Untuk itu, negara akan menerapkan sistem pendidikan Islam. Dengan pendidikan berbasis akidah Islam, anak ditempa agar memiliki pola pikir dan pola sikap yang islami. Pendidikan dalam Islam ditujukan untuk membentuk muslim yang bertakwa dan menguasai ilmu pengetahuan dan teknologi yang menjadi bekal dalam menjalani kehidupan di dunia.
Pendidikan anak dimulai dari keluarga yang menanamkan nilai-nilai Islam dalam kehidupan sehari-hari. Nilai-nilai Islam terus ditanamkan dalam pendidikan formal di sekolah.
Sekolah dan masyarakat menjadi tempat aplikasi nilai-nilai Islam yang telah diajarkan. Masyarakat juga menjadi pengontrol manakala muncul bibit penyimpangan.
Untuk menjamin setiap anak mendapatkan pendidikan, negara akan menyediakan segala fasilitas yang dibutuhkan. Negara juga akan menyediakan guru dan tenaga pengajar yang berkualitas.

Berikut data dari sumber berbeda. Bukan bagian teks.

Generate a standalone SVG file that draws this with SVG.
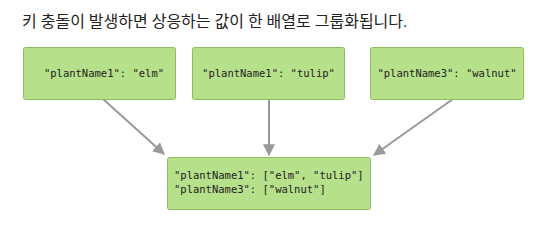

Penyelenggaraan pendidikan yang gratis, tetapi berkualitas tersebut dapat terwujud karena negara memiliki anggaran yang cukup dari Baitulmal, yakni dari pos kepemilikan umum dan pos fai dan kharaj. Melalui penerapan sistem ekonomi Islam, negara mengelola harta milik umum dengan baik sehingga mendapat pemasukan.
Peneyelenggaraan pendidikan juga didukung oleh media. Dalam Islam, media menjadi sarana edukasi, pembinaan akhlak, dan penyebaran dakwah. Karena itu, negara akan mengatur media.
Negara akan mendukung penuh media yang menumbuhkan keimanan, ketakwaan, dan kecintaan pada Islam. Konten-konten yang merusak moral, mengandung kekerasan, dan yang bertentangan dengan ajaran Islam akan dilarang.
Tidak kalah pentingnya adalah penerapan sistem hukum Islam. Negara akan menerapkan sanksi yang tegas kepada setiap pelanggaran syariat seperti halnya aksi kekerasan dengan meledakkan bom tanpa alasan syar’i. Ketegasan sistem sanksi Islam akan menciptakan rasa aman bagi semuanya.
Demikianlah Islam dalam menghentikan kekerasan di kalangan remaja. Hanya dengan Islam kaffah, lahirlah generasi tangguh, bertakwa, dan jauh dari kekerasan.